# Anyone attending from South-West?



## J4KE45 (Sep 7, 2014)

Just bought 2 tickets for me and the Mrs :thumb:

Anyone driving up either on the day or night before from South-West? Fancy a convoy up? I'm leaving from BS22. In two minds to stay the night before or not :buffer:


----------



## matt1234 (Dec 2, 2013)

Me and my girlfriend are going up late Friday night and making a weekend of it. We will be leaving from Devon. I think I remember you from the system clenz meet. I was in the black scirocco which I no longer have.


----------



## Summit Detailing (Oct 9, 2006)

Matt & Cam (System Clenz) and I are heading up in the morning from Portishead.

Chris:wave:


----------



## J4KE45 (Sep 7, 2014)

matt1234 said:


> Me and my girlfriend are going up late Friday night and making a weekend of it. We will be leaving from Devon. I think I remember you from the system clenz meet. I was in the black scirocco which I no longer have.
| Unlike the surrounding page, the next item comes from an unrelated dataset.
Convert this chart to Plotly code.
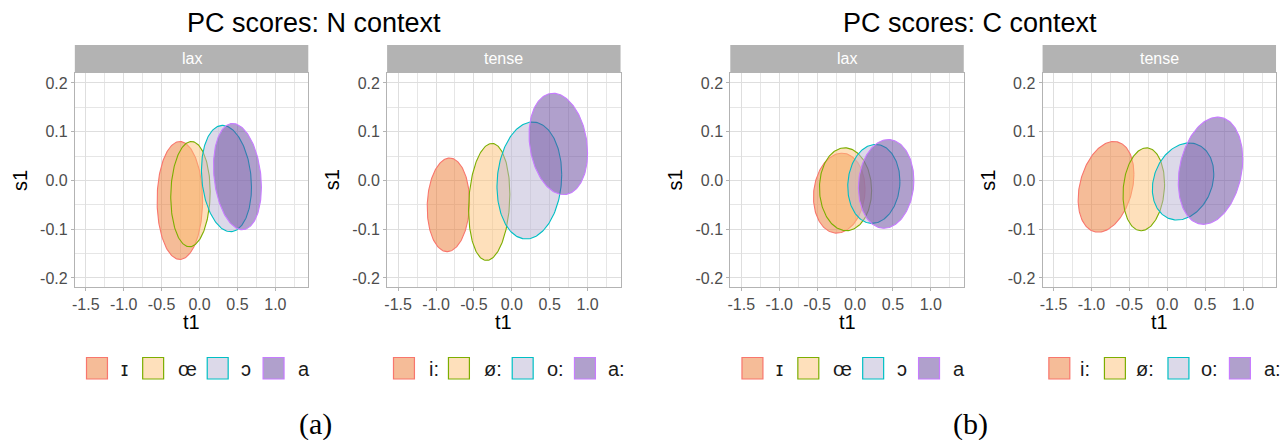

I remember you yeah, what have you got now dude?



Summit Detailing said:


> Matt & Cam (System Clenz) and I are heading up in the morning from Portishead.
> 
> Chris:wave:


Mind if I tag along for the ride?


----------



## SystemClenz (Oct 31, 2008)

Yes, we're blagging a lift with Chris


----------



## matt1234 (Dec 2, 2013)

Got a Clio 182 with a recently knackered engine. Found the scirocco too boring.


----------



## J4KE45 (Sep 7, 2014)

Let me know a when and where and I'll follow you up if that's alright :thumb:

Scirocco boring?! That car was nice mate! What's the Clio running?


----------



## supraGZaerotop (Jun 23, 2008)

Im headed out on friday from south wales. Alreadys make a weekend holuday out of it, visit few places over fri, sat then straight from hotel to ricoh on sunday. I wouldn't want to drive from south wales to coventry that early for the show


----------



## J4KE45 (Sep 7, 2014)

What's the plan lads?


----------



## J4KE45 (Sep 7, 2014)

Summit&Matt, what time you guys heading out tomorrow morning? I'll drive alongside if that's alright!


----------



## Summit Detailing (Oct 9, 2006)

Departing Portishead @ 0810.

Cheers

Chris


----------



## J4KE45 (Sep 7, 2014)

Summit Detailing said:


> Departing Portishead @ 0810.
> 
> Cheers
> 
> Chris


Alright to meet you at Portishead Services? Near the petrol station


----------